All Arctic foreign ministers will meet in Reykjavik
Norway’s Foreign Minister, Ine Eriksen Søreide, now confirms her participation at the Arctic Council ministerial.
The Norwegians are in the start of preparing its next chairmanship for 2023-2025, after Russia, which in Reykjavik will take over the chair from Iceland for the next two years period.
With all foreign ministers of the eight circumpolar Arctic states meeting in person, a strong sign is sent internationally of the importance of the Council in a time when most international political meetings take place online.
The U.S. Secretary of State, Antony Blinken, and Russia’s Foreign Minister, Sergey Lavrov, were first to announce their participation at the upcoming ministerial in the Icelandic capital.
The ministry of foreign affairs in Oslo said in a press-briefing ahead of the meeting that climate changes will be a key goal to highlight in the Council’s new strategy, “and with a new government in the United States, which again are focusing climate changes, the hope is to succeed with this.”
While Norway hosts the secretariat of the Arctic Council in Tromsø, the Icelandic government earlier this week announced it will establish an international Arctic Centre in Reykjavik, to be named after Òlafur Ragnar Grímsson, Iceland’s former President and current Chairman of the Arctic Circle, the largest annual circumpolar conference.

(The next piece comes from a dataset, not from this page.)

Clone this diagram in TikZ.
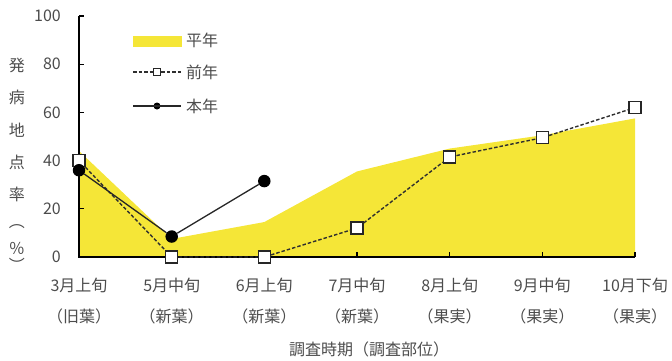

Also Finland is home to an Arctic Centre, located in Rovaniemi as part of the University of Lapland.
Arctic Council - Quick Facts
Year formed: 1996
Arctic Council Members: Canada, Denmark (Greenland), Finland, Iceland, Norway, Sweden, Russia, United States
Permanent Participants: Aleut International Association, Arctic Athabaskan Council, Gwich’in Council International, Inuit Circumpolar Council, Russian Association of Indigenous Peoples of the North, Saami Council
Current Chair: Iceland (2019-2021)
Upcoming Chair: Russia (2021-2023)
Several indigenous peoples’ organizations are permanent participants to the Arctic Council, among them the Saami Council, representing the Sámi population in northernmost Finland, Sweden, Norway and on Russia’s Kola Peninsula.
President of the Norwegian Sámi Parliament, Aili Keskitalo, said to the Barents Observer that the work on climate and environment are on top of her agenda when traveling to Reykjavik.
“Those are topics related to our future,” Keskitalo said.
The President underlines the importance of youth cooperation, a work initiated during the Icelandic chairmanship. “It is important that Russia continues this work,” Keskitalo states.